#### Your task:
Pull every line that holds the word "with" from the entries.

---------- Source data

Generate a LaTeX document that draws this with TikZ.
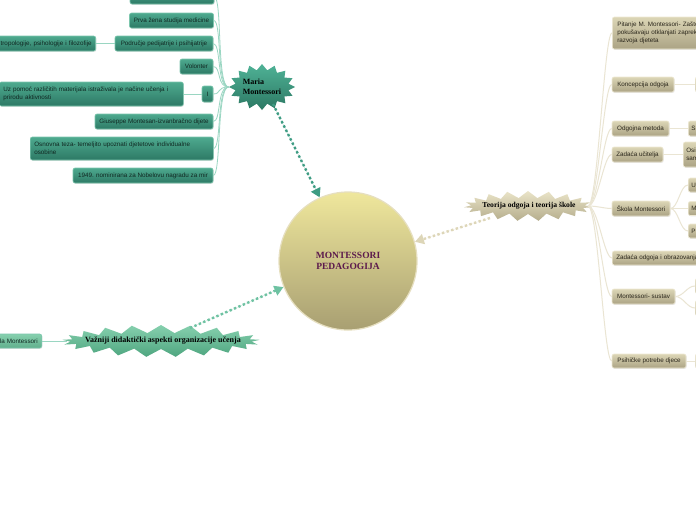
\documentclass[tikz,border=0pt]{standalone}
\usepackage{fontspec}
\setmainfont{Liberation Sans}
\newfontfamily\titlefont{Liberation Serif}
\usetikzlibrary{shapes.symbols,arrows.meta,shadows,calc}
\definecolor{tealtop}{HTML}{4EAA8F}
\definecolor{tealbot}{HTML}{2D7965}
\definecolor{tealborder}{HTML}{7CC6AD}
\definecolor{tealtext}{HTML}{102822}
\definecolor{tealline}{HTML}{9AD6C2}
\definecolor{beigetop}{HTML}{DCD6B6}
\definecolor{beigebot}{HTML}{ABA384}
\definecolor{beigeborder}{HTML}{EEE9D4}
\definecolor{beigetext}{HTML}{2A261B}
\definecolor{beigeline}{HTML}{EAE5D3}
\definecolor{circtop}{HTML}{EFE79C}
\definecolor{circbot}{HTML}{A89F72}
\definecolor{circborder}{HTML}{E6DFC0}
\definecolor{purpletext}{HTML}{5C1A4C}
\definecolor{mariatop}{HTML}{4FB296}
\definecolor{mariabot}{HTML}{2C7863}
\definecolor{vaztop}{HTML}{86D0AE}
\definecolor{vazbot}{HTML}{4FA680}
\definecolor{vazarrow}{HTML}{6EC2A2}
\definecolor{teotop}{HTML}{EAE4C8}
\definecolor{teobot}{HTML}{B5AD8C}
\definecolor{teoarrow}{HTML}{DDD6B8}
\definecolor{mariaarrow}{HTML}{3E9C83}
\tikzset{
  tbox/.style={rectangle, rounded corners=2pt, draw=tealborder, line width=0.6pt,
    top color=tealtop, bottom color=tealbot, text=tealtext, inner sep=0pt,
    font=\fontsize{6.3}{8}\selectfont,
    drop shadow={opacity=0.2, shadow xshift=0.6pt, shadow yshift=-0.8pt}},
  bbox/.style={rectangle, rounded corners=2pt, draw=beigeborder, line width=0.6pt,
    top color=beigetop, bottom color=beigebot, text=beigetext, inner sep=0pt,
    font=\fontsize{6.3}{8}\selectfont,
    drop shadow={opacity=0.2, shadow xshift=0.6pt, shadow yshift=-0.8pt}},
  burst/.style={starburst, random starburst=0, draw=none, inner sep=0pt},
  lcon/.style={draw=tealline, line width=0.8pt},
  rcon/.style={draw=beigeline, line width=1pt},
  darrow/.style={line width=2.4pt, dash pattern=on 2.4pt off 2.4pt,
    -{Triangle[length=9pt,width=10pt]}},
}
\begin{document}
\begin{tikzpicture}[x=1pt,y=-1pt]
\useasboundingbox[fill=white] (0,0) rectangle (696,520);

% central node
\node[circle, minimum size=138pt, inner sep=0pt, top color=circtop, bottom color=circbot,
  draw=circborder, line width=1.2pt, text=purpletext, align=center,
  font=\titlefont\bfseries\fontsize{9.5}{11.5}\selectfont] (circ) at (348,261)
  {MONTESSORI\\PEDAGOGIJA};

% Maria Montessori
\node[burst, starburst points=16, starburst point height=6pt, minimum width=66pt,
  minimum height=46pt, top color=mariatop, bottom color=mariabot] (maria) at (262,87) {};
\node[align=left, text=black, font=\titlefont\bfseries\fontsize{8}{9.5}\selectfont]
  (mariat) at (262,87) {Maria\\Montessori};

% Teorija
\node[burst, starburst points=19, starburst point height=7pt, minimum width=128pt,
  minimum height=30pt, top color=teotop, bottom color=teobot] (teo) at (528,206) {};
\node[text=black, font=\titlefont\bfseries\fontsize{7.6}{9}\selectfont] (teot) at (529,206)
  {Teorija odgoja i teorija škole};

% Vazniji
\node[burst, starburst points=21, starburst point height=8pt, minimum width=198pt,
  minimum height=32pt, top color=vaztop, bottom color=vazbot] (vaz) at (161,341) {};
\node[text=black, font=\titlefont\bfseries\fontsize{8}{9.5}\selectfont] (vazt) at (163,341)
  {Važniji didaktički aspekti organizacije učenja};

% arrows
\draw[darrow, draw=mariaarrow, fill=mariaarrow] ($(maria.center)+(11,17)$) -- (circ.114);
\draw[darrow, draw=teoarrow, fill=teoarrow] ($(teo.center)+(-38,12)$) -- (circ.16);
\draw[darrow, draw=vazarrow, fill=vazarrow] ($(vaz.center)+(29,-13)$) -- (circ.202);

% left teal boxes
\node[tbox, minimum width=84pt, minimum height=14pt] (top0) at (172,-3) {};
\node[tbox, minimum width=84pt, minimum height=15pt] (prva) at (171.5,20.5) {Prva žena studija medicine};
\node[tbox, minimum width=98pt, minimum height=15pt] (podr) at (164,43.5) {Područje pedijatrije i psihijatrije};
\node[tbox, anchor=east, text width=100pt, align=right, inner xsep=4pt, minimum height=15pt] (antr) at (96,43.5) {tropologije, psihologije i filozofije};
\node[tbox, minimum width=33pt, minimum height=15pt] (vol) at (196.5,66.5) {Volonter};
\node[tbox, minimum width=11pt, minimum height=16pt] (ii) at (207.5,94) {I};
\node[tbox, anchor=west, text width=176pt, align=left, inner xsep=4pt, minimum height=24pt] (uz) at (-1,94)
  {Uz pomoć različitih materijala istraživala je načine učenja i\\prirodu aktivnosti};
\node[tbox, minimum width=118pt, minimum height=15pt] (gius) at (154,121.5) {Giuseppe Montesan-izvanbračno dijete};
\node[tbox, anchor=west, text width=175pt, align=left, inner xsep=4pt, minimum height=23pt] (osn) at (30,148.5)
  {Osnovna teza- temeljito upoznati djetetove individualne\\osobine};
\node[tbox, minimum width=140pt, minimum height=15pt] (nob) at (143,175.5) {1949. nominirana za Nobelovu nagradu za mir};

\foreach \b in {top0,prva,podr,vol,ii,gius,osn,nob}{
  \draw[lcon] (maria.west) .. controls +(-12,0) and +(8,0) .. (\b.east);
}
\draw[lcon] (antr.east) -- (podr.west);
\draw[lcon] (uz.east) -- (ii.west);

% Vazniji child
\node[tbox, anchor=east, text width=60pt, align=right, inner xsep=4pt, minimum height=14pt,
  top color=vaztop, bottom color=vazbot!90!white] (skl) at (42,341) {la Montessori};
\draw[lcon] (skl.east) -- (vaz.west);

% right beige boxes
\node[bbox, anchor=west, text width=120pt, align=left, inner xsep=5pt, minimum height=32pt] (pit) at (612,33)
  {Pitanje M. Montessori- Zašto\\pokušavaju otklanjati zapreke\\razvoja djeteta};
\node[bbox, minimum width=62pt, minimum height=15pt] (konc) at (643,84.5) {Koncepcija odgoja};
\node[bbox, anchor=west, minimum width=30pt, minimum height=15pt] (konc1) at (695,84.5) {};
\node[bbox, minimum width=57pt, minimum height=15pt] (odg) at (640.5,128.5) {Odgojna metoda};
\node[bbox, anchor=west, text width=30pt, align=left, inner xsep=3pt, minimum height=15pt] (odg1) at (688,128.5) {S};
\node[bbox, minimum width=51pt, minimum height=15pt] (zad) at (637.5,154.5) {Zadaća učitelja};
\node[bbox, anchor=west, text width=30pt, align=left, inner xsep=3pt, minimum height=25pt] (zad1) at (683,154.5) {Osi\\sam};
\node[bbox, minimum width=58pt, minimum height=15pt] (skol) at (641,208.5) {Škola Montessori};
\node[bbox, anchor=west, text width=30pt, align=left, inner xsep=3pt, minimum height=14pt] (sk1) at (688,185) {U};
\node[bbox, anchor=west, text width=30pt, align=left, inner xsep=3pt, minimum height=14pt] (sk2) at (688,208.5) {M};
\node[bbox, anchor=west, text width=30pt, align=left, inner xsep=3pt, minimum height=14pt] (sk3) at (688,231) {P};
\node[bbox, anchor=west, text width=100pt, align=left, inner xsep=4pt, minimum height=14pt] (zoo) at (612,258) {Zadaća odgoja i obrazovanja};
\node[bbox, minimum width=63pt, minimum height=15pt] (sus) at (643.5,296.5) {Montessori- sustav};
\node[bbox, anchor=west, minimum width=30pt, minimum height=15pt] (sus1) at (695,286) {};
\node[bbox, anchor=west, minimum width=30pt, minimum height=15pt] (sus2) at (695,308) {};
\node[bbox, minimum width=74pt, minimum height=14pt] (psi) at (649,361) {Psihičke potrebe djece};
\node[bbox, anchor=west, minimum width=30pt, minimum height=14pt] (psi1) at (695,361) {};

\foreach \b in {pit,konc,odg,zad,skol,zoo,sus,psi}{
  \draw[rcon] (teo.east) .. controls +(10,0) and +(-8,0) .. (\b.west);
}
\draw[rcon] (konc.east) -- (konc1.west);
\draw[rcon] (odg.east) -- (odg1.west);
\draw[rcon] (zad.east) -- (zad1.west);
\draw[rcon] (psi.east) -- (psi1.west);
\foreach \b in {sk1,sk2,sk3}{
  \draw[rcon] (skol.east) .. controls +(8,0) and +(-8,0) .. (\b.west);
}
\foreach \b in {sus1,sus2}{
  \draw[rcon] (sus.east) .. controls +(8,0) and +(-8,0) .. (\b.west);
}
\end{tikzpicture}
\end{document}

--------------------
---------- Source data

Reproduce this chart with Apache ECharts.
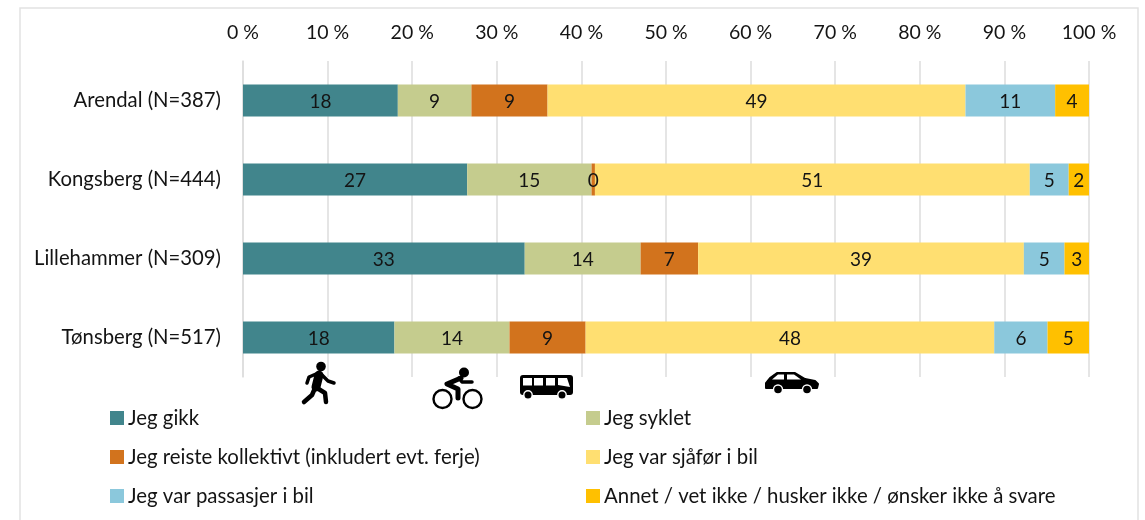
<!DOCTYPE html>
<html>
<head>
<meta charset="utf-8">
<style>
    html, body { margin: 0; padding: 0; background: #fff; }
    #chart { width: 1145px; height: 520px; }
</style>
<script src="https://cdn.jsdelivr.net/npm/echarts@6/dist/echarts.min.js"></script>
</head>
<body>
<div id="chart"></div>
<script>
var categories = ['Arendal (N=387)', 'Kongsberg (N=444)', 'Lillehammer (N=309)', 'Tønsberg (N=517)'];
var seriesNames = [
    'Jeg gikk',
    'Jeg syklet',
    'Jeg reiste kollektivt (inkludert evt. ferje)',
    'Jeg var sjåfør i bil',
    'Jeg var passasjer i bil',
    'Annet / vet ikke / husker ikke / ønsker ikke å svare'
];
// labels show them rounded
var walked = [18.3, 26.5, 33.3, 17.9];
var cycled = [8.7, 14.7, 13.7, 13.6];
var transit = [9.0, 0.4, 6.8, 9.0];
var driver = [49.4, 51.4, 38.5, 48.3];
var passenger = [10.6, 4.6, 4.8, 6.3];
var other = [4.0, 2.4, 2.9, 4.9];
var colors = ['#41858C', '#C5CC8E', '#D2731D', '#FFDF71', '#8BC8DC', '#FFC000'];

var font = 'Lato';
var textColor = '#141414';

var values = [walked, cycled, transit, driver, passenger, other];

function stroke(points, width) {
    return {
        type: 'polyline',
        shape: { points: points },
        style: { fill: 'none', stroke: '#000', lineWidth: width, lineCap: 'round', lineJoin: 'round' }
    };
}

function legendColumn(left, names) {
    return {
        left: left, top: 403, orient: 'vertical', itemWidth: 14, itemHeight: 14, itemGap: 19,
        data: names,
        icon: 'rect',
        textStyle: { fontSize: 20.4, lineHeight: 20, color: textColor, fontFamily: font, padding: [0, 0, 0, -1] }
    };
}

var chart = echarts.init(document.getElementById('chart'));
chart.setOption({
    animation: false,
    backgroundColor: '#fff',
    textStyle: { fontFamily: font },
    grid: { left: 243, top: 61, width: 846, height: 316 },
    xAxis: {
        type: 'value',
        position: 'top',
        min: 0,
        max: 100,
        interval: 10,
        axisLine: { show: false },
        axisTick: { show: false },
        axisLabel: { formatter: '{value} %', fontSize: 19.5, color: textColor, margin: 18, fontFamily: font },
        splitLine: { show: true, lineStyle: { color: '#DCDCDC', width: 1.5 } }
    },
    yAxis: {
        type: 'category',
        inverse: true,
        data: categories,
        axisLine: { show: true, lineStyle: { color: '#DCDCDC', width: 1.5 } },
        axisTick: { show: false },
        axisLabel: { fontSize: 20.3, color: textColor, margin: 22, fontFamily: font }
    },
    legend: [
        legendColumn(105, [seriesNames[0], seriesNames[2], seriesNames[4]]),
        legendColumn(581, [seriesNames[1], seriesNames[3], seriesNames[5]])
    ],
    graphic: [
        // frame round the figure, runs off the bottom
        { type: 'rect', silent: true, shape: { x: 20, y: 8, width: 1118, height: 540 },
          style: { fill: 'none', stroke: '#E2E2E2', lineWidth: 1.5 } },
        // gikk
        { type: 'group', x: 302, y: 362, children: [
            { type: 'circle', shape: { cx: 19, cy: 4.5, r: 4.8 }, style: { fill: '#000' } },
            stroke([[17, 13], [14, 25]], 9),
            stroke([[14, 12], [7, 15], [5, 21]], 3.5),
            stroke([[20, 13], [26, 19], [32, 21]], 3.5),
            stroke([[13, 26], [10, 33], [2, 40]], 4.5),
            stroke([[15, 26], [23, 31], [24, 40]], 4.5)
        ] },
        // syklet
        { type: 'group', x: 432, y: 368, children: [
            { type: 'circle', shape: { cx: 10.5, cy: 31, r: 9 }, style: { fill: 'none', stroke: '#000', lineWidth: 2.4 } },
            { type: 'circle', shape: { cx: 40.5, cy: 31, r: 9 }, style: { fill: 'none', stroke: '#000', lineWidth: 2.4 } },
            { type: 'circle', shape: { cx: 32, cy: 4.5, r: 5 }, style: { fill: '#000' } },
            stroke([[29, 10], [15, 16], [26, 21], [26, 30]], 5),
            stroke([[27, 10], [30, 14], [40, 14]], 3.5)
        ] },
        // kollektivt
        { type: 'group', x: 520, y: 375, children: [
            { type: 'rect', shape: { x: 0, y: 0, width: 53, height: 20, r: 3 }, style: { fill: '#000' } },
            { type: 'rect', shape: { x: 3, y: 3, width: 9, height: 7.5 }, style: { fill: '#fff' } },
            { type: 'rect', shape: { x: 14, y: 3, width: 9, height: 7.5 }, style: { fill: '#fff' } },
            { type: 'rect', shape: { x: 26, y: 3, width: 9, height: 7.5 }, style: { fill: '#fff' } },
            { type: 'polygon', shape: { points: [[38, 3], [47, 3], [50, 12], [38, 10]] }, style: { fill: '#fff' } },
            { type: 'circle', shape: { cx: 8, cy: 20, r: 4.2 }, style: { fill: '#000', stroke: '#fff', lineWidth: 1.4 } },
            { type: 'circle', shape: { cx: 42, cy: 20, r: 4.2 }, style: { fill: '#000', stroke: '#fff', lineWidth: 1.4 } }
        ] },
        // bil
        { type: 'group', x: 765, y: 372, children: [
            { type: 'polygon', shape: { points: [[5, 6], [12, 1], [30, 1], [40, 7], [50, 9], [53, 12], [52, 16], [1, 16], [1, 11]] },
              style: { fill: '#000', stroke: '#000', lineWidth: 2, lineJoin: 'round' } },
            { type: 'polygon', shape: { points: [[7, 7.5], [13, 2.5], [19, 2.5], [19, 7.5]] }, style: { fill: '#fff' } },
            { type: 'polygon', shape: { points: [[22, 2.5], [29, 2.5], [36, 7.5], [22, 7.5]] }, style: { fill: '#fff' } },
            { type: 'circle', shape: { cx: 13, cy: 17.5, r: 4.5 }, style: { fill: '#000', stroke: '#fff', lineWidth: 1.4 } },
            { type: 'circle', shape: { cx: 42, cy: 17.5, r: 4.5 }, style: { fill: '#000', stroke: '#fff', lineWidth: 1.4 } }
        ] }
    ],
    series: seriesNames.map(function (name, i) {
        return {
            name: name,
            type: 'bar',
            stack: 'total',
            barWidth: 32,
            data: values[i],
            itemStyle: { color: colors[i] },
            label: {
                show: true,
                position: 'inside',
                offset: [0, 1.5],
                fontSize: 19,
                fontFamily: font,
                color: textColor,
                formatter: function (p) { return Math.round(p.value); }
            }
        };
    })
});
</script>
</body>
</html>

--------------------

#### Response for this exercise:
Generate a LaTeX document that draws this with TikZ.
Reproduce this chart with Apache ECharts.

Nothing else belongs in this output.